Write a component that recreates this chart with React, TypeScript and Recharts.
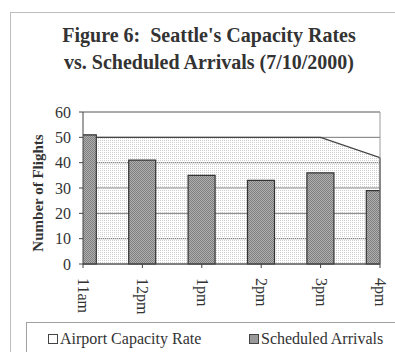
import React from 'react';
import {
  ComposedChart,
  Area,
  Bar,
  XAxis,
  YAxis,
  CartesianGrid,
  ReferenceLine
} from 'recharts';

const hours = ['11am', '12pm', '1pm', '2pm', '3pm', '4pm'];
const capacityRate = [50, 50, 50, 50, 50, 42];
const scheduledArrivals = [51, 41, 35, 33, 36, 29];
const yTicks = [0, 10, 20, 30, 40, 50, 60];

const data = hours.map((hour, i) => ({
  x: i,
  hour,
  capacity: capacityRate[i],
  arrivals: scheduledArrivals[i]
}));

const serif = '"Liberation Serif", "Times New Roman", serif';

// hour labels run top-to-bottom under each tick
const HourTick = (props: any) => {
  const { x, y, payload } = props;
  return (
    <text
      x={x}
      y={y}
      dx={8}
      dy={5}
      transform={`rotate(90, ${x}, ${y})`}
      textAnchor="start"
      fill="#333"
      fontFamily={serif}
      fontSize={16}
    >
      {hours[payload.value]}
    </text>
  );
};

export default function App() {
  const last = hours.length - 1;
  return (
    <div
      style={{
        position: 'absolute',
        left: 0,
        top: 0,
        width: 395,
        height: 352,
        overflow: 'hidden',
        background: '#fff',
        fontFamily: serif
      }}
    >
      <div
        style={{
          position: 'absolute',
          left: 10,
          top: 12,
          width: 400,
          height: 360,
          border: '1px solid #bdbdbd'
        }}
      />
      <div
        style={{
          position: 'absolute',
          left: 0,
          width: 418,
          top: 22,
          textAlign: 'center',
          fontWeight: 'bold',
          fontSize: 20,
          lineHeight: '27px',
          color: '#333',
          whiteSpace: 'nowrap'
        }}
      >
        Figure 6:&nbsp; Seattle's Capacity Rates
        <br />
        vs. Scheduled Arrivals (7/10/2000)
      </div>

      <div style={{ position: 'absolute', left: 0, top: 0 }}>
        <ComposedChart
          width={395}
          height={352}
          data={data}
          margin={{ top: 112, right: 15, left: 23, bottom: 38 }}
        >
          <defs>
            <pattern id="arrivalsFill" width="2" height="2" patternUnits="userSpaceOnUse">
              <rect width="2" height="2" fill="#b0b0b0" />
              <rect width="1" height="1" fill="#7e7e7e" />
              <rect x="1" y="1" width="1" height="1" fill="#7e7e7e" />
            </pattern>
            <pattern id="capacityFill" width="2" height="2" patternUnits="userSpaceOnUse">
              <rect width="1" height="1" fill="#cfcfcf" />
            </pattern>
          </defs>
          <CartesianGrid vertical={false} stroke="#777" />
          <XAxis
            type="number"
            dataKey="x"
            domain={[0, last]}
            ticks={hours.map((_, i) => i)}
            interval={0}
            allowDataOverflow
            height={50}
            tickSize={4}
            tick={<HourTick />}
            axisLine={{ stroke: '#444' }}
            tickLine={{ stroke: '#444' }}
          />
          <YAxis
            domain={[0, 60]}
            ticks={yTicks}
            interval={0}
            width={60}
            tickSize={4}
            tickMargin={8}
            axisLine={{ stroke: '#444' }}
            tickLine={{ stroke: '#444' }}
            tick={{ fill: '#333', fontFamily: serif, fontSize: 16 }}
          />
          <ReferenceLine y={60} stroke="#9a9a9a" />
          <ReferenceLine x={last} stroke="#9a9a9a" />
          <Area
            type="linear"
            dataKey="capacity"
            stroke="#444"
            strokeWidth={1.2}
            fill="url(#capacityFill)"
            fillOpacity={1}
            isAnimationActive={false}
          />
          <ReferenceLine
            segment={[
              { x: last, y: 0 },
              { x: last, y: capacityRate[last] }
            ]}
            stroke="#444"
          />
          <Bar
            dataKey="arrivals"
            barSize={27}
            fill="url(#arrivalsFill)"
            stroke="#333"
            strokeWidth={1.2}
            isAnimationActive={false}
          />
        </ComposedChart>
      </div>

      <div
        style={{
          position: 'absolute',
          left: 38,
          top: 193,
          width: 0,
          height: 0
        }}
      >
        <div
          style={{
            position: 'absolute',
            left: -80,
            top: -10,
            width: 160,
            lineHeight: '20px',
            textAlign: 'center',
            transform: 'rotate(-90deg)',
            fontWeight: 'bold',
            fontSize: 15,
            color: '#333',
            whiteSpace: 'nowrap'
          }}
        >
          Number of Flights
        </div>
      </div>

      <div
        style={{
          position: 'absolute',
          left: 26,
          top: 322,
          width: 400,
          height: 60,
          border: '1px solid #a0a0a0',
          fontSize: 16,
          color: '#333'
        }}
      >
        <div style={{ position: 'absolute', left: 21, top: 7, display: 'flex', alignItems: 'center', whiteSpace: 'nowrap' }}>
          <span style={{ width: 8, height: 8, border: '1px solid #444', background: '#fff', marginRight: 2 }} />
          Airport Capacity Rate
        </div>
        <div style={{ position: 'absolute', left: 222, top: 7, display: 'flex', alignItems: 'center', whiteSpace: 'nowrap' }}>
          <span style={{ width: 8, height: 8, border: '1px solid #444', background: '#999', marginRight: 2 }} />
          Scheduled Arrivals
        </div>
      </div>
    </div>
  );
}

— WHAT TO PRODUCE —
Write out each line again precisely as it appears, skipping every picture.

— FINAL ANSWER —
Write a component that recreates this chart with React, TypeScript and Recharts.
import React from 'react';
import {
  ComposedChart,
  Area,
  Bar,
  XAxis,
  YAxis,
  CartesianGrid,
  ReferenceLine
} from 'recharts';

const hours = ['11am', '12pm', '1pm', '2pm', '3pm', '4pm'];
const capacityRate = [50, 50, 50, 50, 50, 42];
const scheduledArrivals = [51, 41, 35, 33, 36, 29];
const yTicks = [0, 10, 20, 30, 40, 50, 60];

const data = hours.map((hour, i) => ({
  x: i,
  hour,
  capacity: capacityRate[i],
  arrivals: scheduledArrivals[i]
}));

const serif = '"Liberation Serif", "Times New Roman", serif';

// hour labels run top-to-bottom under each tick
const HourTick = (props: any) => {
  const { x, y, payload } = props;
  return (
    <text
      x={x}
      y={y}
      dx={8}
      dy={5}
      transform={`rotate(90, ${x}, ${y})`}
      textAnchor="start"
      fill="#333"
      fontFamily={serif}
      fontSize={16}
    >
      {hours[payload.value]}
    </text>
  );
};

export default function App() {
  const last = hours.length - 1;
  return (
    <div
      style={{
        position: 'absolute',
        left: 0,
        top: 0,
        width: 395,
        height: 352,
        overflow: 'hidden',
        background: '#fff',
        fontFamily: serif
      }}
    >
      <div
        style={{
          position: 'absolute',
          left: 10,
          top: 12,
          width: 400,
          height: 360,
          border: '1px solid #bdbdbd'
        }}
      />
      <div
        style={{
          position: 'absolute',
          left: 0,
          width: 418,
          top: 22,
          textAlign: 'center',
          fontWeight: 'bold',
          fontSize: 20,
          lineHeight: '27px',
          color: '#333',
          whiteSpace: 'nowrap'
        }}
      >
        Figure 6:&nbsp; Seattle's Capacity Rates
        <br />
        vs. Scheduled Arrivals (7/10/2000)
      </div>

      <div style={{ position: 'absolute', left: 0, top: 0 }}>
        <ComposedChart
          width={395}
          height={352}
          data={data}
          margin={{ top: 112, right: 15, left: 23, bottom: 38 }}
        >
          <defs>
            <pattern id="arrivalsFill" width="2" height="2" patternUnits="userSpaceOnUse">
              <rect width="2" height="2" fill="#b0b0b0" />
              <rect width="1" height="1" fill="#7e7e7e" />
              <rect x="1" y="1" width="1" height="1" fill="#7e7e7e" />
            </pattern>
            <pattern id="capacityFill" width="2" height="2" patternUnits="userSpaceOnUse">
              <rect width="1" height="1" fill="#cfcfcf" />
            </pattern>
          </defs>
          <CartesianGrid vertical={false} stroke="#777" />
          <XAxis
            type="number"
            dataKey="x"
            domain={[0, last]}
            ticks={hours.map((_, i) => i)}
            interval={0}
            allowDataOverflow
            height={50}
            tickSize={4}
            tick={<HourTick />}
            axisLine={{ stroke: '#444' }}
            tickLine={{ stroke: '#444' }}
          />
          <YAxis
            domain={[0, 60]}
            ticks={yTicks}
            interval={0}
            width={60}
            tickSize={4}
            tickMargin={8}
            axisLine={{ stroke: '#444' }}
            tickLine={{ stroke: '#444' }}
            tick={{ fill: '#333', fontFamily: serif, fontSize: 16 }}
          />
          <ReferenceLine y={60} stroke="#9a9a9a" />
          <ReferenceLine x={last} stroke="#9a9a9a" />
          <Area
            type="linear"
            dataKey="capacity"
            stroke="#444"
            strokeWidth={1.2}
            fill="url(#capacityFill)"
            fillOpacity={1}
            isAnimationActive={false}
          />
          <ReferenceLine
            segment={[
              { x: last, y: 0 },
              { x: last, y: capacityRate[last] }
            ]}
            stroke="#444"
          />
          <Bar
            dataKey="arrivals"
            barSize={27}
            fill="url(#arrivalsFill)"
            stroke="#333"
            strokeWidth={1.2}
            isAnimationActive={false}
          />
        </ComposedChart>
      </div>

      <div
        style={{
          position: 'absolute',
          left: 38,
          top: 193,
          width: 0,
          height: 0
        }}
      >
        <div
          style={{
            position: 'absolute',
            left: -80,
            top: -10,
            width: 160,
            lineHeight: '20px',
            textAlign: 'center',
            transform: 'rotate(-90deg)',
            fontWeight: 'bold',
            fontSize: 15,
            color: '#333',
            whiteSpace: 'nowrap'
          }}
        >
          Number of Flights
        </div>
      </div>

      <div
        style={{
          position: 'absolute',
          left: 26,
          top: 322,
          width: 400,
          height: 60,
          border: '1px solid #a0a0a0',
          fontSize: 16,
          color: '#333'
        }}
      >
        <div style={{ position: 'absolute', left: 21, top: 7, display: 'flex', alignItems: 'center', whiteSpace: 'nowrap' }}>
          <span style={{ width: 8, height: 8, border: '1px solid #444', background: '#fff', marginRight: 2 }} />
          Airport Capacity Rate
        </div>
        <div style={{ position: 'absolute', left: 222, top: 7, display: 'flex', alignItems: 'center', whiteSpace: 'nowrap' }}>
          <span style={{ width: 8, height: 8, border: '1px solid #444', background: '#999', marginRight: 2 }} />
          Scheduled Arrivals
        </div>
      </div>
    </div>
  );
}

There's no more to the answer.